Combined, these two classic vulnerabilities make up 29% of all web pentest findings. While the industry may be talking about supply chain risk, organizations are still overwhelmingly struggling with foundational hygiene like input validation and output encoding.
- Access Agreement
But the lists don't only diverge. There is one area where the strategic risk and the tactical reality are in perfect, alarming agreement: access control. It’s a complex, high-impact flaw that we are still failing to solve at scale.
OWASP lists A01: Broken Access Control as the number one most critical risk. In our pentests, improper access control is the third-most frequent finding (11.8%).
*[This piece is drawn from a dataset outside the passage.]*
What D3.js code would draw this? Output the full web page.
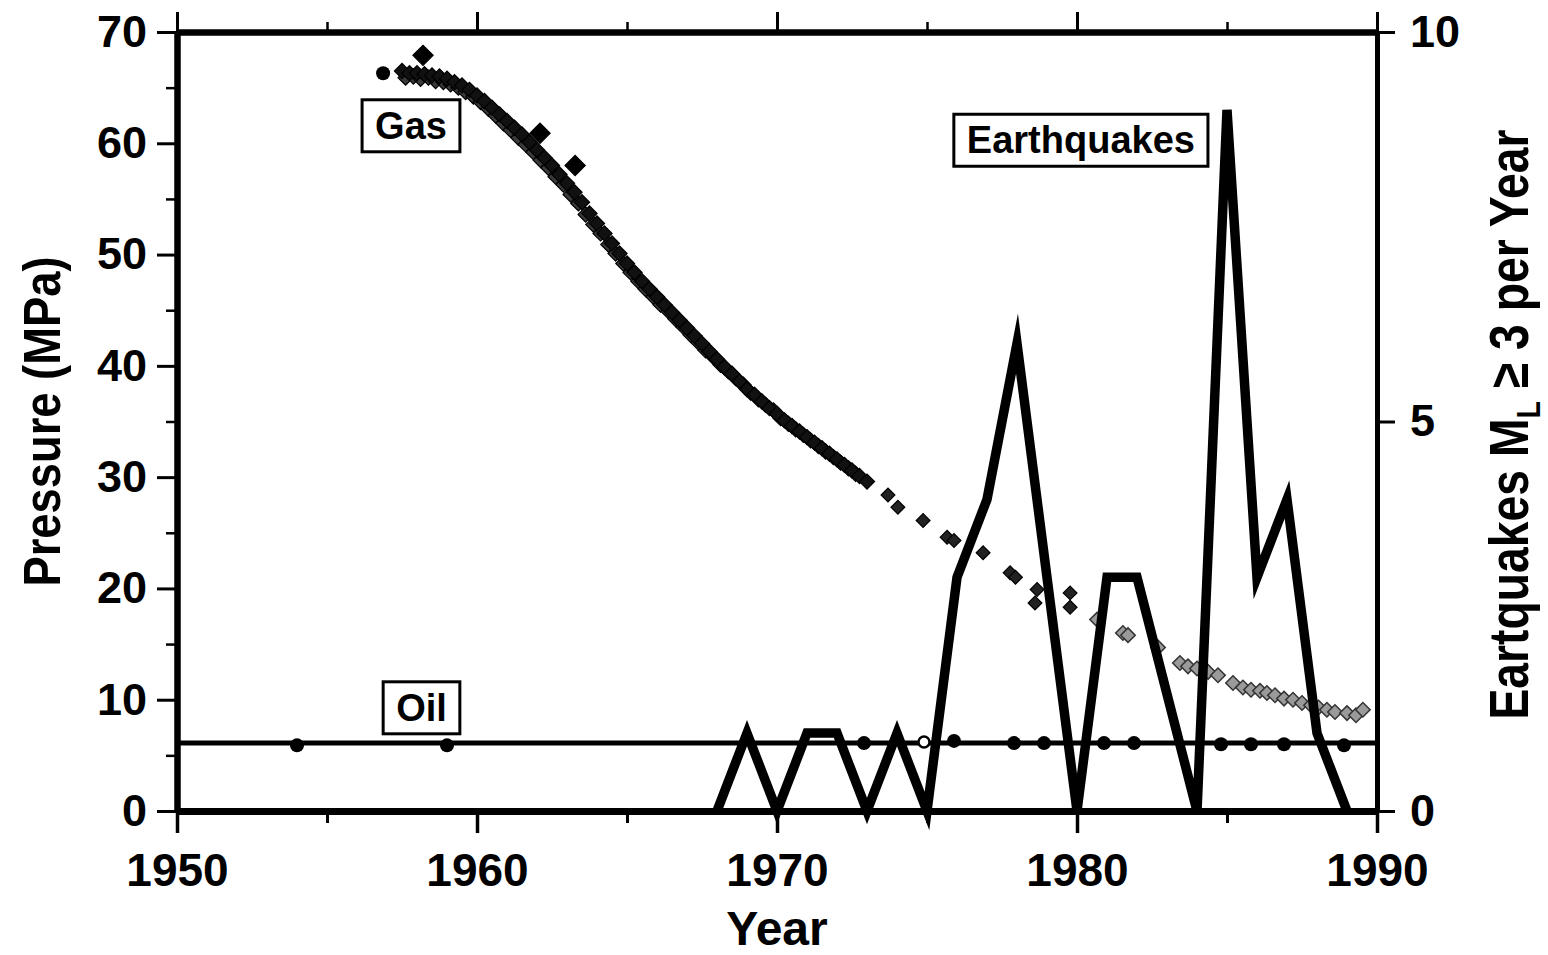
<!DOCTYPE html>
<html>
<head>
<meta charset="utf-8">
<script src="https://cdn.jsdelivr.net/npm/d3@7"></script>
<style>
  html, body { margin: 0; padding: 0; background: #fff; }
  svg { display: block; font-family: "Liberation Sans", Arial, Helvetica, sans-serif; }
</style>
</head>
<body>
<figure id="chart" style="margin:0"></figure>
<script>
// ---- data ----
// gas pressure (MPa), dense band of well readings, first set
const gasA = [
  [1957.5, 66.5], [1957.75, 66.3], [1958.0, 66.3], [1958.25, 66.2], [1958.5, 66.1], [1958.75, 66.0],
  [1959.0, 65.8], [1959.25, 65.5], [1959.5, 65.2], [1959.75, 64.8], [1960.0, 64.3], [1960.25, 63.8],
  [1960.5, 63.2], [1960.75, 62.6], [1961.0, 62.0], [1961.25, 61.4], [1961.5, 60.8], [1961.75, 60.1],
  [1962.0, 59.4], [1962.25, 58.7], [1962.5, 58.0], [1962.75, 57.2], [1963.0, 56.4], [1963.25, 55.6],
  [1963.5, 54.7], [1963.75, 53.7], [1964.0, 52.8], [1964.25, 51.9], [1964.5, 51.0], [1964.75, 50.1],
  [1965.0, 49.2], [1965.25, 48.4], [1965.5, 47.6], [1965.75, 46.9], [1966.0, 46.2], [1966.25, 45.5],
  [1966.5, 44.8], [1966.75, 44.1], [1967.0, 43.4], [1967.25, 42.7], [1967.5, 42.0], [1967.75, 41.3],
  [1968.0, 40.6], [1968.25, 39.9], [1968.5, 39.3], [1968.75, 38.6], [1969.0, 37.9], [1969.25, 37.4],
  [1969.5, 36.8], [1969.75, 36.2], [1970.0, 35.7], [1970.25, 35.1], [1970.5, 34.6], [1970.75, 34.1],
  [1971.0, 33.6], [1971.25, 33.1], [1971.5, 32.6], [1971.75, 32.1], [1972.0, 31.6], [1972.25, 31.1],
  [1972.5, 30.6], [1972.75, 30.1], [1973.0, 29.6]
];
// second set, slightly lower readings in the same band
const gasB = [
  [1957.62, 65.9], [1957.88, 66.0], [1958.12, 65.8], [1958.38, 65.9], [1958.62, 65.6], [1958.88, 65.5],
  [1959.12, 65.3], [1959.38, 65.0], [1959.62, 64.6], [1959.88, 64.2], [1960.12, 63.7], [1960.38, 63.1],
  [1960.62, 62.5], [1960.88, 61.8], [1961.12, 61.2], [1961.38, 60.5], [1961.62, 59.9], [1961.88, 59.2],
  [1962.12, 58.5], [1962.38, 57.8], [1962.62, 57.0], [1962.88, 56.3], [1963.12, 55.4], [1963.38, 54.6],
  [1963.62, 53.6], [1963.88, 52.7], [1964.12, 51.9], [1964.38, 50.9], [1964.62, 50.1], [1964.88, 49.2],
  [1965.12, 48.4], [1965.38, 47.6], [1965.62, 46.9], [1965.88, 46.2], [1966.12, 45.5], [1966.38, 44.9],
  [1966.62, 44.2], [1966.88, 43.5], [1967.12, 42.8], [1967.38, 42.1], [1967.62, 41.4], [1967.88, 40.8],
  [1968.12, 40.1], [1968.38, 39.5], [1968.62, 38.9], [1968.88, 38.3], [1969.12, 37.6], [1969.38, 37.0],
  [1969.62, 36.5], [1969.88, 36.0], [1970.12, 35.3], [1970.38, 34.8], [1970.62, 34.3], [1970.88, 33.8],
  [1971.12, 33.3], [1971.38, 32.8], [1971.62, 32.3], [1971.88, 31.8], [1972.12, 31.3], [1972.38, 30.8],
  [1972.62, 30.3]
];
// sparse later readings (dark)
const gasLate = [
  [1973.7, 28.4], [1974.03, 27.3], [1974.87, 26.1], [1975.67, 24.6], [1975.9, 24.3], [1976.87, 23.2],
  [1977.77, 21.4], [1977.95, 21.0], [1978.67, 19.9], [1978.6, 18.7], [1979.77, 19.6], [1979.77, 18.3]
];
// later readings (grey markers)
const gasGrey = [
  [1980.67, 17.2], [1981.53, 16.0], [1981.7, 15.8], [1982.7, 14.7], [1983.43, 13.3], [1983.7, 13.0],
  [1984.0, 12.8], [1984.37, 12.5], [1984.7, 12.2], [1985.2, 11.5], [1985.53, 11.1], [1985.8, 10.9],
  [1986.1, 10.8], [1986.33, 10.6], [1986.6, 10.4], [1986.9, 10.1], [1987.2, 10.0], [1987.5, 9.7],
  [1987.8, 9.5], [1988.05, 9.3], [1988.33, 9.1], [1988.6, 8.9], [1989.0, 8.8], [1989.3, 8.6], [1989.53, 9.1]
];
// isolated large markers
const gasDiamonds = [[1958.2, 67.9], [1962.1, 60.9], [1963.27, 58.0]];
const gasDots = [[1956.87, 66.3]];

// oil pressure (MPa)
const oilLine = [[1950, 6.1], [1990, 6.1]];
const oilDots = [
  [1954.0, 5.9], [1959.0, 5.9], [1972.9, 6.1], [1975.9, 6.3], [1977.9, 6.1], [1978.9, 6.1],
  [1980.9, 6.1], [1981.9, 6.1], [1984.8, 6.0], [1985.8, 6.0], [1986.9, 6.0], [1988.9, 5.9]
];
const oilOpen = [[1974.9, 6.2]];

// earthquakes ML >= 3 per year
const eqYears  = [1968, 1969, 1970, 1971, 1972, 1973, 1974, 1975, 1976, 1977, 1978, 1979, 1980, 1981, 1982, 1984, 1985, 1986, 1987, 1988, 1989];
const eqCounts = [0, 1, 0, 1, 1, 0, 1, 0, 3, 4, 6, 3, 0, 3, 3, 0, 9, 3, 4, 1, 0];

// ticks
const xMajor = [1950, 1960, 1970, 1980, 1990];
const xMinor = [1955, 1965, 1975, 1985];
const yMajor = [0, 10, 20, 30, 40, 50, 60, 70];
const yMinor = [5, 15, 25, 35, 45, 55, 65];
const eqTicks = [0, 5, 10];

// ---- layout ----
const margin = { top: 32, right: 171, bottom: 144, left: 177 };
const width = 1548 - margin.left - margin.right;
const height = 955 - margin.top - margin.bottom;

const svg = d3.select("#chart").append("svg")
  .attr("width", 1548)
  .attr("height", 955)
  .append("g")
  .attr("transform", `translate(${margin.left},${margin.top})`);

const x = d3.scaleLinear().domain([1950, 1990]).range([0, width]);
const y = d3.scaleLinear().domain([0, 70]).range([height, 0]);
const yEq = d3.scaleLinear().domain([0, 10]).range([height, 0]);

const diamond = d3.symbol().type(d3.symbolSquare);

function drawDiamonds(data, size, fill, stroke, sw) {
  svg.append("g").selectAll("path")
    .data(data)
    .enter()
    .append("path")
    .attr("d", diamond.size(size)())
    .attr("transform", d => `translate(${x(d[0])},${y(d[1])}) rotate(45)`)
    .attr("fill", fill)
    .attr("stroke", stroke)
    .attr("stroke-width", sw);
}

// gas
drawDiamonds(gasB, 115, "#3a3a3a", "#000", 1.2);
drawDiamonds(gasA, 115, "#111", "#000", 1.2);
drawDiamonds(gasLate, 95, "#222", "#000", 1.2);
drawDiamonds(gasGrey, 105, "#9a9a9a", "#333", 1.5);
drawDiamonds(gasDiamonds, 210, "#000", "#000", 1);
svg.append("g").selectAll("circle")
  .data(gasDots)
  .enter()
  .append("circle")
  .attr("cx", d => x(d[0]))
  .attr("cy", d => y(d[1]))
  .attr("r", 7)
  .attr("fill", "#000");

// oil
svg.append("path")
  .datum(oilLine)
  .attr("fill", "none")
  .attr("stroke", "#000")
  .attr("stroke-width", 5)
  .attr("d", d3.line().x(d => x(d[0])).y(d => y(d[1])));
svg.append("g").selectAll("circle")
  .data(oilDots)
  .enter()
  .append("circle")
  .attr("cx", d => x(d[0]))
  .attr("cy", d => y(d[1]))
  .attr("r", 7)
  .attr("fill", "#000");
svg.append("g").selectAll("circle")
  .data(oilOpen)
  .enter()
  .append("circle")
  .attr("cx", d => x(d[0]))
  .attr("cy", d => y(d[1]))
  .attr("r", 5.5)
  .attr("fill", "#fff")
  .attr("stroke", "#000")
  .attr("stroke-width", 2.5);

// earthquakes
const eqData = eqYears.map((yr, i) => [yr, eqCounts[i]]);
svg.append("path")
  .datum(eqData)
  .attr("fill", "none")
  .attr("stroke", "#000")
  .attr("stroke-width", 9.5)
  .attr("stroke-linejoin", "miter")
  .attr("stroke-miterlimit", 6.5)
  .attr("d", d3.line().x(d => x(d[0])).y(d => yEq(d[1])));

// ---- axes ----
function styleAxis(g, domainWidth, tickWidth, fontSize) {
  g.attr("font-family", null).attr("font-size", fontSize).attr("font-weight", "bold");
  g.select(".domain").attr("stroke-width", domainWidth).attr("stroke", "#000");
  g.selectAll(".tick line").attr("stroke-width", tickWidth).attr("stroke", "#000");
  g.selectAll(".tick text").attr("fill", "#000");
}

// bottom
svg.append("g")
  .attr("transform", `translate(0,${height})`)
  .call(d3.axisBottom(x).tickValues(xMinor).tickSize(12).tickSizeOuter(0).tickFormat(""))
  .call(g => styleAxis(g, 7, 3, 46));
svg.append("g")
  .attr("transform", `translate(0,${height})`)
  .call(d3.axisBottom(x).tickValues(xMajor).tickSize(22).tickSizeOuter(0).tickPadding(20).tickFormat(d3.format("d")))
  .call(g => styleAxis(g, 7, 3.5, 46));

// top
svg.append("g")
  .call(d3.axisTop(x).tickValues(xMinor).tickSize(10).tickSizeOuter(0).tickFormat(""))
  .call(g => styleAxis(g, 6, 2.5, 46));
svg.append("g")
  .call(d3.axisTop(x).tickValues(xMajor).tickSize(20).tickSizeOuter(0).tickFormat(""))
  .call(g => styleAxis(g, 6, 3, 46));

// left
svg.append("g")
  .call(d3.axisLeft(y).tickValues(yMinor).tickSize(11).tickSizeOuter(0).tickFormat(""))
  .call(g => styleAxis(g, 6, 2.5, 45));
svg.append("g")
  .call(d3.axisLeft(y).tickValues(yMajor).tickSize(20).tickSizeOuter(0).tickPadding(10))
  .call(g => styleAxis(g, 6, 3, 45));

// right
svg.append("g")
  .attr("transform", `translate(${width},0)`)
  .call(d3.axisRight(yEq).tickValues(eqTicks).tickSize(18).tickSizeOuter(0).tickPadding(15))
  .call(g => styleAxis(g, 5, 3, 45));

// ---- axis titles ----
svg.append("text")
  .attr("x", x(1970))
  .attr("y", height + 134)
  .attr("text-anchor", "middle")
  .attr("font-size", 48)
  .attr("font-weight", "bold")
  .text("Year");

svg.append("text")
  .attr("transform", `translate(${-margin.left + 60},${height / 2}) rotate(-90)`)
  .attr("text-anchor", "middle")
  .attr("font-size", 52)
  .attr("font-weight", "bold")
  .attr("textLength", 330)
  .attr("lengthAdjust", "spacingAndGlyphs")
  .text("Pressure (MPa)");

const rt = svg.append("text")
  .attr("transform", `translate(${width + 151},${height / 2 + 3}) rotate(-90)`)
  .attr("text-anchor", "middle")
  .attr("font-size", 55)
  .attr("font-weight", "bold")
  .attr("textLength", 590)
  .attr("lengthAdjust", "spacingAndGlyphs");
rt.append("tspan").text("Eartquakes M");
rt.append("tspan").attr("font-size", 34).attr("dy", 12).text("L");
rt.append("tspan").attr("dy", -12).text(" \u2265 3 per Year");

// ---- boxed labels ----
function boxLabel(label, yr, mpa) {
  const g = svg.append("g").attr("transform", `translate(${x(yr)},${y(mpa)})`);
  const t = g.append("text")
    .attr("text-anchor", "middle")
    .attr("dy", "0.35em")
    .attr("font-size", 38)
    .attr("font-weight", "bold")
    .text(label);
  const bb = t.node().getBBox();
  g.insert("rect", "text")
    .attr("x", bb.x - 13)
    .attr("y", bb.y - 5)
    .attr("width", bb.width + 26)
    .attr("height", bb.height + 10)
    .attr("fill", "#fff")
    .attr("stroke", "#000")
    .attr("stroke-width", 3);
}
boxLabel("Gas", 1957.8, 61.6);
boxLabel("Oil", 1958.15, 9.3);
boxLabel("Earthquakes", 1980.13, 60.3);
</script>
</body>
</html>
This is the one place where everyone, from the C-suite to the developer, is facing the same massive, unsolved problem. However, a vulnerability scanner alone can’t detect broken access control, because it is business logic—for that you need a human pentester.
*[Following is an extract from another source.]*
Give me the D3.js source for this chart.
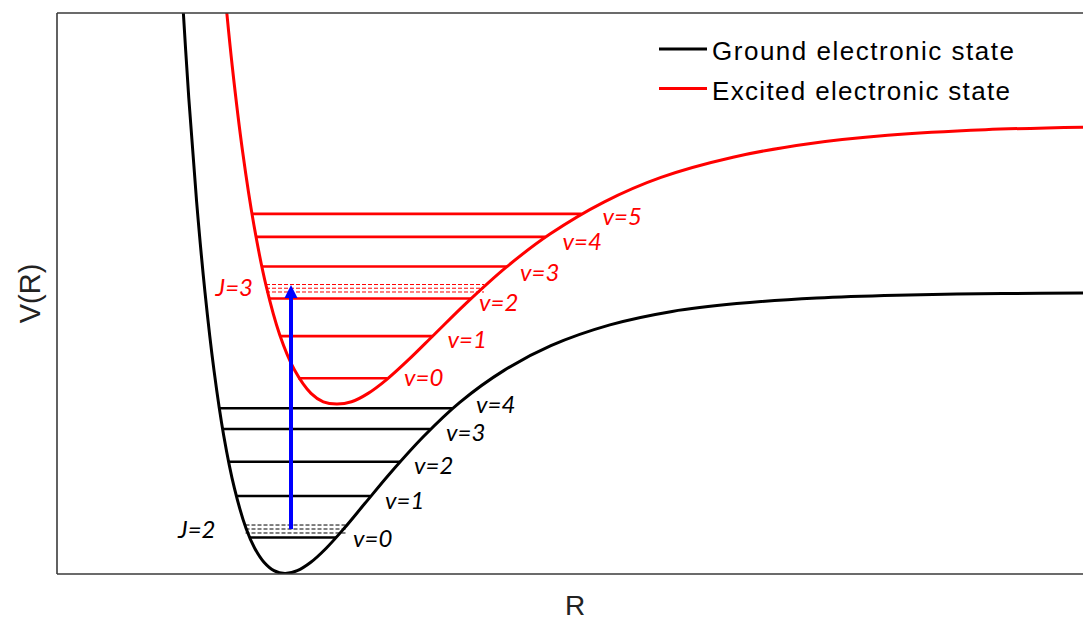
<!DOCTYPE html>
<html><head><meta charset="utf-8">
<script src="https://cdn.jsdelivr.net/npm/d3@7"></script>
<style>
html,body{margin:0;padding:0;background:#fff;}
svg{display:block;}
</style>
</head><body>
<svg id="chart" width="1083" height="622"></svg>
<script>
// ---- data (R and V in arbitrary units) ----
const groundR = [1.245, 1.318, 1.396, 1.480, 1.570, 1.667, 1.774, 1.891, 1.977, 2.070, 2.170, 2.280, 2.402, 2.538, 2.692, 2.870, 3.080, 3.338, 3.670, 4.028, 4.471, 4.939, 5.529, 6.151, 6.797, 7.598, 8.398, 9.456, 10.40];
const groundV = [10.54, 8.48, 6.64, 5.02, 3.63, 2.47, 1.53, 0.81, 0.46, 0.21, 0.06, 0.01, 0.06, 0.21, 0.46, 0.81, 1.26, 1.81, 2.46, 3.06, 3.63, 4.07, 4.44, 4.68, 4.82, 4.92, 4.97, 5.00, 5.01];

const excitedR = [1.674, 1.752, 1.856, 1.969, 2.092, 2.226, 2.374, 2.540, 2.663, 2.797, 2.945, 3.111, 3.299, 3.516, 3.773, 4.088, 4.493, 4.930, 5.469, 6.040, 6.760, 7.519, 8.307, 9.283, 10.40];
const excitedV = [10.45, 9.06, 7.53, 6.22, 5.13, 4.27, 3.64, 3.22, 3.07, 3.03, 3.07, 3.22, 3.47, 3.82, 4.27, 4.82, 5.47, 6.06, 6.63, 7.07, 7.43, 7.67, 7.82, 7.92, 7.97];

const groundLevelV  = [0.65, 1.39, 2.00, 2.585, 2.955];
const groundLevelR0 = [1.927, 1.795, 1.72, 1.66, 1.623];
const groundLevelR1 = [2.79, 3.13, 3.43, 3.73, 3.96];
const groundLabels  = ["v=0", "v=1", "v=2", "v=3", "v=4"];

const excitedLevelV  = [3.49, 4.24, 4.91, 5.48, 6.01, 6.42];
const excitedLevelR0 = [2.41, 2.232, 2.12, 2.045, 1.985, 1.945];
const excitedLevelR1 = [3.30, 3.755, 4.14, 4.50, 4.885, 5.245];
const excitedLabels  = ["v=0", "v=1", "v=2", "v=3", "v=4", "v=5"];

const groundRotV = [0.731, 0.802, 0.873];
const groundRotR = [1.885, 2.885];
const excitedRotV = [5.027, 5.094, 5.16];
const excitedRotR = [2.09, 4.27];
const rotLabels = ["J=2", "J=3"];

const arrowR = 2.34;
const arrowV = [0.80, 5.15];

const legendLabels = ["Ground electronic state", "Excited electronic state"];
const axisLabels = ["R", "V(R)"];

// ---- layout ----
const mLeft = 57, mTop = 13, mBottom = 574, mRight = 1083;
const x = d3.scaleLinear().domain([0, 10.26]).range([mLeft, mRight]);
const y = d3.scaleLinear().domain([0, 10]).range([mBottom, mTop]);
const svg = d3.select("#chart");
const BLACK = "#000", RED = "#ff0000", BLUE = "#0000ff";

svg.append("defs").append("clipPath").attr("id", "clip")
  .append("rect").attr("x", mLeft).attr("y", mTop).attr("width", mRight - mLeft + 20).attr("height", mBottom - mTop);

const plot = svg.append("g").attr("clip-path", "url(#clip)");
const line = d3.line().x(d => x(d[0])).y(d => y(d[1])).curve(d3.curveCatmullRom.alpha(0.5));

function levels(V, R0, R1, color) {
  plot.selectAll(null).data(V).enter().append("line")
    .attr("x1", (d, i) => x(R0[i])).attr("x2", (d, i) => x(R1[i]))
    .attr("y1", d => y(d)).attr("y2", d => y(d))
    .attr("stroke", color).attr("stroke-width", 2.6);
}
levels(groundLevelV, groundLevelR0, groundLevelR1, BLACK);
levels(excitedLevelV, excitedLevelR0, excitedLevelR1, RED);

function rot(V, R, color) {
  plot.selectAll(null).data(V).enter().append("line")
    .attr("x1", x(R[0])).attr("x2", x(R[1]))
    .attr("y1", d => y(d)).attr("y2", d => y(d))
    .attr("stroke", color).attr("stroke-width", 1).attr("stroke-dasharray", "4,2");
}
rot(groundRotV, groundRotR, BLACK);
rot(excitedRotV, excitedRotR, RED);

plot.append("path").datum(groundR.map((r, i) => [r, groundV[i]]))
  .attr("d", line).attr("fill", "none").attr("stroke", BLACK).attr("stroke-width", 3);
plot.append("path").datum(excitedR.map((r, i) => [r, excitedV[i]]))
  .attr("d", line).attr("fill", "none").attr("stroke", RED).attr("stroke-width", 3);

// arrow
const ax = x(arrowR), ay0 = y(arrowV[0]), ay1 = y(arrowV[1]);
plot.append("line").attr("x1", ax).attr("x2", ax).attr("y1", ay0).attr("y2", ay1 + 10)
  .attr("stroke", BLUE).attr("stroke-width", 4);
plot.append("path").attr("d", `M${ax},${ay1} L${ax - 6.5},${ay1 + 13} L${ax + 6.5},${ay1 + 13} Z`).attr("fill", BLUE);

// frame
const frame = svg.append("g").attr("stroke", "#3a3a3a").attr("stroke-width", 1.6);
frame.append("line").attr("x1", mLeft).attr("x2", mRight + 5).attr("y1", mTop).attr("y2", mTop);
frame.append("line").attr("x1", mLeft).attr("x2", mRight + 5).attr("y1", mBottom).attr("y2", mBottom);
frame.append("line").attr("x1", mLeft).attr("x2", mLeft).attr("y1", mTop).attr("y2", mBottom);

// level labels
const lblFont = "Lato, 'Open Sans', sans-serif";
const gdx = [17, 15, 14, 16, 23], gdy = [9.5, 13, 12, 12, 5];
const edx = [17, 15, 8, 13, 17, 21], edy = [8, 12, 12.5, 14, 13, 11];
svg.selectAll(null).data(groundLabels).enter().append("text")
  .attr("x", (d, i) => x(groundLevelR1[i]) + gdx[i]).attr("y", (d, i) => y(groundLevelV[i]) + gdy[i])
  .text(d => d).attr("font-family", lblFont).attr("font-style", "italic").attr("font-size", 24).attr("fill", BLACK);
svg.selectAll(null).data(excitedLabels).enter().append("text")
  .attr("x", (d, i) => x(excitedLevelR1[i]) + edx[i]).attr("y", (d, i) => y(excitedLevelV[i]) + edy[i])
  .text(d => d).attr("font-family", lblFont).attr("font-style", "italic").attr("font-size", 24).attr("fill", RED);
svg.append("text").attr("x", x(groundRotR[0]) - 30).attr("y", y(groundRotV[1]) + 8.5).attr("text-anchor", "end")
  .text(rotLabels[0]).attr("font-family", lblFont).attr("font-style", "italic").attr("font-size", 24).attr("fill", BLACK);
svg.append("text").attr("x", x(excitedRotR[0]) - 13).attr("y", y(excitedRotV[1]) + 8)
  .attr("text-anchor", "end")
  .text(rotLabels[1]).attr("font-family", lblFont).attr("font-style", "italic").attr("font-size", 24).attr("fill", RED);

// legend
const lg = svg.append("g");
[BLACK, RED].forEach((c, i) => {
  const ly = 49 + i * 39.5;
  lg.append("line").attr("x1", 659).attr("x2", 707).attr("y1", ly).attr("y2", ly).attr("stroke", c).attr("stroke-width", 3);
  lg.append("text").attr("x", 712).attr("y", ly + 11).text(legendLabels[i])
    .attr("font-family", "Liberation Sans, Arial, sans-serif").attr("font-size", 26).attr("fill", "#000")
    .attr("textLength", i === 0 ? 302 : 298).attr("lengthAdjust", "spacing");
});

// axis labels
svg.append("text").attr("x", (mLeft + mRight) / 2 + 5).attr("y", 615).attr("text-anchor", "middle")
  .text(axisLabels[0]).attr("font-family", "Liberation Sans, Arial, sans-serif").attr("font-size", 28).attr("fill", "#222");
svg.append("text").attr("transform", `translate(40,${(mTop + mBottom) / 2}) rotate(-90)`).attr("text-anchor", "middle")
  .text(axisLabels[1]).attr("font-family", "Liberation Sans, Arial, sans-serif").attr("font-size", 29).attr("fill", "#222");
</script>
</body></html>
How Security and Dev Teams Should Use OWASP and Cobalt to Win
This is where we get practical. It's not that one list is right and the other is wrong. It's that they are two different tools for two different jobs.
- Use the OWASP Top 10 as your strategic plan.
The OWASP Top 10 is your "what to plan for" guide. It’s the document you take to leadership to justify budget and build your long-term program. When you need to get buy-in for a threat modeling program, point to A06: Insecure Design. When you need to invest in securing your CI/CD pipeline, you now have A03: Software Supply Chain Failures to back you up. - Use the Cobalt Top 10 as your "tactical to-do list."
The Cobalt data is your "what to fix now" list. It shows the high-frequency flaws that your team is actually missing and that attackers are actively exploiting. If 29% of real-world findings are still Injection flaws, your developers need training on them today. It’s a reminder that while you must plan for tomorrow's systemic risks, you can't get breached by yesterday's simple vulnerabilities.
A mature security program must be able to walk and chew gum at the same time. The 2025 OWASP list tells us where security risk is going. Our Cobalt data tells us where the biggest weaknesses are right now. You need to understand and address both.
Our Commitment to Community
Understanding this gap between strategic risk and tactical reality is at the core of what we do. We see ourselves as more than just pentesters; we are advisors to our clients and partners in the security community.
That’s why we share our pentest findings and research—to help all security and development teams make better decisions. We are also implementing changes to normalize our findings data using CWEs (Common Weakness Enumerations). This will not only improve our data structure but will soon allow us to share our data directly with OWASP, contributing to the industry-wide effort.
Furthermore, we have a process in place to update our pentest methodologies to incorporate the new OWASP Top 10 2025, ensuring our offering remains the gold standard in pentesting as a service.
This is the power of the Cobalt approach. The richness and breadth of our data—from thousands of pentests and in-depth research, such as our State of Pentesting Report—is what allows us to see the full picture, not just a list of common vulnerabilities. It’s the unique insights we gain from 5,000 annual pentests that will power our AI-assisted tools, empowering our human pentesters to be more creative, find the most critical risks, and help you build a truly resilient security program.